[Rows from a dataset of charts and code]
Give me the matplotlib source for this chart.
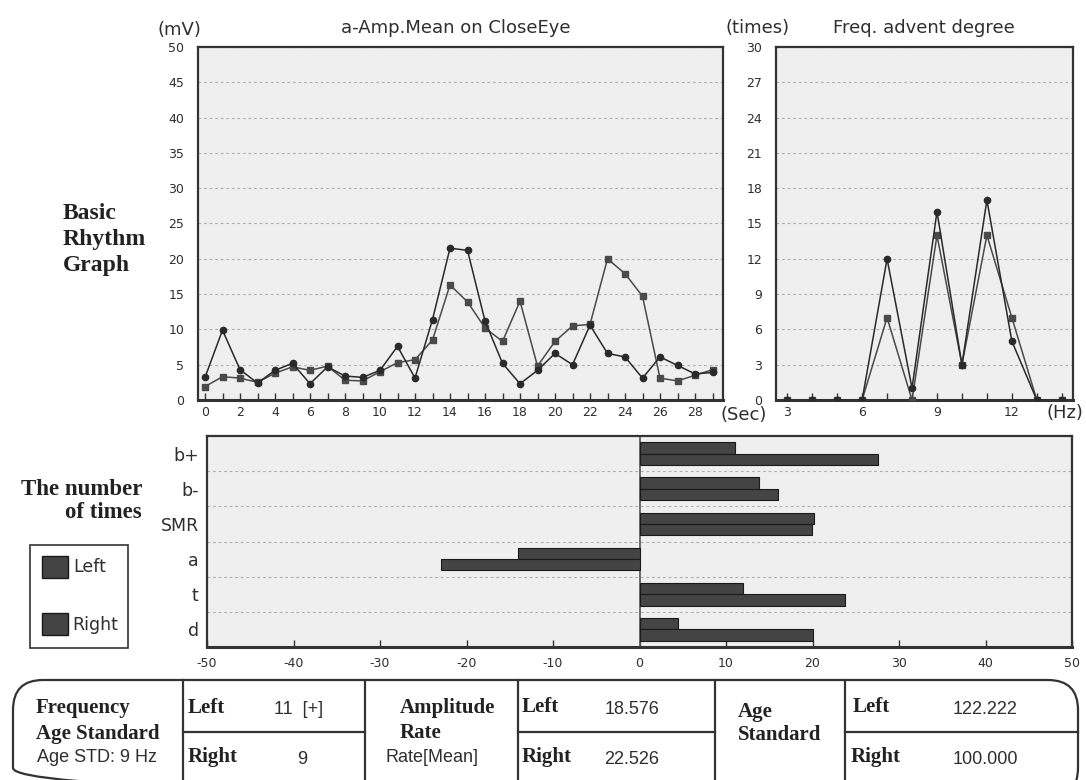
import matplotlib
matplotlib.use("Agg")
import matplotlib.pyplot as plt
from matplotlib.patches import FancyBboxPatch, Rectangle
from matplotlib.ticker import MultipleLocator, FixedLocator

plt.rcParams['axes.unicode_minus'] = False

# ---------------- data ----------------
sec = list(range(30))
amp_circle = [3.2, 9.9, 4.3, 2.4, 4.2, 5.2, 2.3, 4.7, 3.4, 3.2, 4.2, 7.6, 3.1, 11.4, 21.5,
              21.2, 11.2, 5.2, 2.3, 4.2, 6.6, 5.0, 10.6, 6.6, 6.1, 3.1, 6.1, 4.9, 3.7, 3.9]
amp_square = [1.9, 3.3, 3.1, 2.5, 3.8, 4.7, 4.2, 4.8, 2.8, 2.7, 4.0, 5.3, 5.7, 8.5, 16.3,
              13.9, 10.2, 8.3, 14.0, 4.8, 8.3, 10.5, 10.7, 20.0, 17.9, 14.7, 3.1, 2.7, 3.5, 4.3]

hz = list(range(3, 15))
freq_circle = [0, 0, 0, 0, 12, 1, 16, 3, 17, 5, 0, 0]
freq_square = [0, 0, 0, 0, 7, 0, 14, 3, 14, 7, 0, 0]

cats = ['b+', 'b-', 'SMR', 'a', 't', 'd']
left_vals = [11.0, 13.8, 20.2, -14.0, 12.0, 4.4]
right_vals = [27.6, 16.0, 19.9, -23.0, 23.7, 20.0]

freq_left = "11  [+]"
freq_right = "9"
age_std_label = "Age STD: 9 Hz"
amp_left = "18.576"
amp_right = "22.526"
agestd_left = "122.222"
agestd_right = "100.000"

# ---------------- figure ----------------
W, H = 1086, 780
fig = plt.figure(figsize=(W / 100, H / 100), dpi=100)
fig.patch.set_facecolor('white')

bg = fig.add_axes([0, 0, 1, 1])
bg.set_xlim(0, W)
bg.set_ylim(H, 0)
bg.axis('off')

def fa(x0, y0, x1, y1):
    return [x0 / W, 1 - y1 / H, (x1 - x0) / W, (y1 - y0) / H]

PANEL = '#efefef'
FRAME = '#333333'
GRID = '#b0b0b0'
TXT = '#2e2e2e'
SANS = 'DejaVu Sans'
SERIF = 'Liberation Serif'
TICK_FS = 9

def style_axes(ax):
    ax.set_facecolor(PANEL)
    for s in ax.spines.values():
        s.set_color(FRAME)
        s.set_linewidth(1.6)
    ax.spines['bottom'].set_linewidth(2.2)

# ---- top-left line chart ----
ax1 = fig.add_axes(fa(198, 47, 723, 400))
style_axes(ax1)
ax1.plot(sec, amp_square, marker='s', ms=4.5, color='#4a4a4a', lw=1.1, zorder=3)
ax1.plot(sec, amp_circle, marker='o', ms=4.5, color='#2a2a2a', lw=1.1, zorder=4)
ax1.set_xlim(-0.4, 29.6)
ax1.set_ylim(0, 50)
ax1.yaxis.set_major_locator(MultipleLocator(5))
ax1.xaxis.set_major_locator(FixedLocator(list(range(0, 29, 2))))
ax1.xaxis.set_minor_locator(MultipleLocator(1))
ax1.yaxis.grid(True, linestyle=(0, (2.5, 2.5)), color=GRID, lw=0.8)
ax1.set_axisbelow(True)
ax1.tick_params(axis='y', length=0, pad=10, labelsize=TICK_FS, labelcolor=TXT)
ax1.tick_params(axis='x', which='both', direction='in', color=FRAME, labelsize=TICK_FS,
                labelcolor=TXT, pad=4, length=5, width=1)

# ---- top-right line chart ----
ax2 = fig.add_axes(fa(776, 47, 1073, 400))
style_axes(ax2)
ax2.plot(hz, freq_square, marker='s', ms=4.5, color='#4a4a4a', lw=1.1, zorder=3)
ax2.plot(hz, freq_circle, marker='o', ms=4.5, color='#2a2a2a', lw=1.1, zorder=4)
ax2.set_xlim(2.55, 14.45)
ax2.set_ylim(0, 30)
ax2.yaxis.set_major_locator(MultipleLocator(3))
ax2.xaxis.set_major_locator(FixedLocator([3, 6, 9, 12]))
ax2.xaxis.set_minor_locator(MultipleLocator(1))
ax2.yaxis.grid(True, linestyle=(0, (2.5, 2.5)), color=GRID, lw=0.8)
ax2.set_axisbelow(True)
ax2.tick_params(axis='y', length=0, pad=10, labelsize=TICK_FS, labelcolor=TXT)
ax2.tick_params(axis='x', which='both', direction='in', color=FRAME, labelsize=TICK_FS,
                labelcolor=TXT, pad=4, length=5, width=1)

# ---- bar chart ----
ax3 = fig.add_axes(fa(207, 436, 1072, 647))
style_axes(ax3)
ypos = list(range(len(cats)))
hb = 0.32
ax3.barh([y - hb / 2 for y in ypos], left_vals, height=hb, color='#444444',
         edgecolor='#1a1a1a', lw=0.8, zorder=3)
ax3.barh([y + hb / 2 for y in ypos], right_vals, height=hb, color='#444444',
         edgecolor='#1a1a1a', lw=0.8, zorder=3)
ax3.axvline(0, color='#555555', lw=1.2, zorder=2)
ax3.set_xlim(-50, 50)
ax3.set_ylim(len(cats) - 0.5, -0.5)
ax3.set_yticks(ypos)
ax3.set_yticklabels(cats)
ax3.yaxis.set_minor_locator(FixedLocator([i + 0.5 for i in range(len(cats) - 1)]))
ax3.yaxis.grid(True, which='minor', linestyle=(0, (2.5, 2.5)), color=GRID, lw=0.8)
ax3.yaxis.grid(False, which='major')
ax3.set_axisbelow(True)
ax3.xaxis.set_major_locator(MultipleLocator(10))
ax3.tick_params(axis='y', which='both', length=0, pad=6, labelsize=12.5, labelcolor=TXT)
ax3.tick_params(axis='x', direction='in', length=5, width=1, color=FRAME,
                labelsize=TICK_FS, labelcolor=TXT, pad=7)

# ---------------- texts ----------------
bg.text(179, 30, "(mV)", fontsize=13, family=SANS, color=TXT, ha='center', va='center')
bg.text(456, 28, "a-Amp.Mean on CloseEye", fontsize=13, family=SANS, color=TXT,
        ha='center', va='center')
bg.text(758, 28, "(times)", fontsize=13, family=SANS, color=TXT, ha='center', va='center')
bg.text(924, 28, "Freq. advent degree", fontsize=13, family=SANS, color=TXT,
        ha='center', va='center')
bg.text(744, 415, "(Sec)", fontsize=13, family=SANS, color=TXT, ha='center', va='center')
bg.text(1065, 413, "(Hz)", fontsize=13, family=SANS, color=TXT, ha='center', va='center')

for txt, y in zip(["Basic", "Rhythm", "Graph"], [219, 245, 271]):
    bg.text(63, y, txt, fontsize=17, family=SERIF, weight='bold', color='#222222',
            ha='left', va='baseline')
bg.text(142, 495, "The number", fontsize=16.5, family=SERIF, weight='bold',
        color='#222222', ha='right', va='baseline')
bg.text(142, 518, "of times", fontsize=16.5, family=SERIF, weight='bold',
        color='#222222', ha='right', va='baseline')

# legend box
bg.add_patch(Rectangle((30, 545), 98, 103, fill=False, ec='#333333', lw=1.2))
bg.add_patch(Rectangle((42, 556), 26, 22, fc='#444444', ec='#1a1a1a', lw=1))
bg.add_patch(Rectangle((42, 613), 26, 22, fc='#444444', ec='#1a1a1a', lw=1))
bg.text(73, 567, "Left", fontsize=12.5, family=SANS, color=TXT, ha='left', va='center')
bg.text(72, 625, "Right", fontsize=12.5, family=SANS, color=TXT, ha='left', va='center')

# ---------------- table ----------------
LC = '#333333'
bg.add_patch(FancyBboxPatch((13, 680), 1065, 118,
                            boxstyle="round,pad=0,rounding_size=30",
                            fill=False, ec=LC, lw=1.6, clip_on=True))
for x in [183, 365, 518, 715, 845]:
    bg.plot([x, x], [680, 785], color=LC, lw=1.6)
for x0, x1 in [(183, 365), (518, 715), (845, 1078)]:
    bg.plot([x0, x1], [732, 732], color=LC, lw=1.6)

BS = dict(family=SERIF, weight='bold', color='#222222', fontsize=15, va='center')
SS = dict(family='Liberation Sans', color=TXT, fontsize=13, va='center')

bg.text(36, 708, "Frequency", ha='left', **BS)
bg.text(36, 734, "Age Standard", ha='left', **BS)
bg.text(97, 758, age_std_label, ha='center', **SS)

bg.text(188, 708, "Left", ha='left', **BS)
bg.text(299, 709, freq_left, ha='center', **SS)
bg.text(188, 757, "Right", ha='left', **BS)
bg.text(302, 759, freq_right, ha='center', **SS)

bg.text(400, 708, "Amplitude", ha='left', **BS)
bg.text(400, 733, "Rate", ha='left', **BS)
bg.text(432, 758, "Rate[Mean]", ha='center', **SS)

bg.text(522, 707, "Left", ha='left', **BS)
bg.text(632, 710, amp_left, ha='center', **SS)
bg.text(522, 757, "Right", ha='left', **BS)
bg.text(632, 760, amp_right, ha='center', **SS)

bg.text(738, 712, "Age", ha='left', **BS)
bg.text(738, 735, "Standard", ha='left', **BS)

bg.text(853, 707, "Left", ha='left', **BS)
bg.text(985, 710, agestd_left, ha='center', **SS)
bg.text(851, 757, "Right", ha='left', **BS)
bg.text(985, 760, agestd_right, ha='center', **SS)

fig.savefig("out.png", dpi=100, facecolor='white')
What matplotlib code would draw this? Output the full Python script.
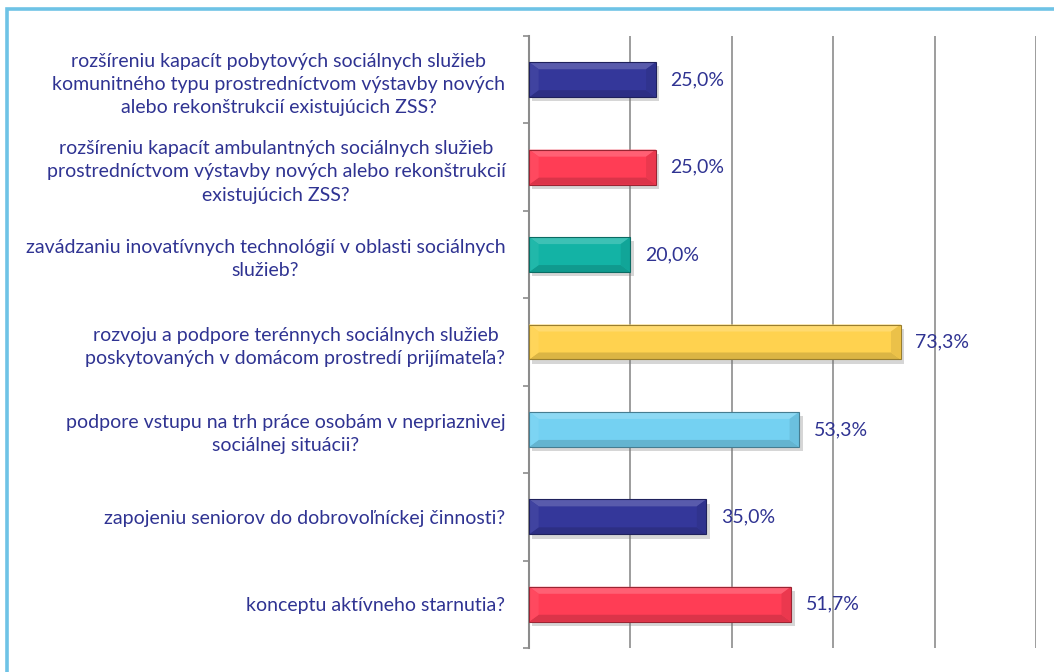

REQUIREMENTS: Look through the entries above and count each line holding "this"; report the count alone.

TASK SOLUTION: 2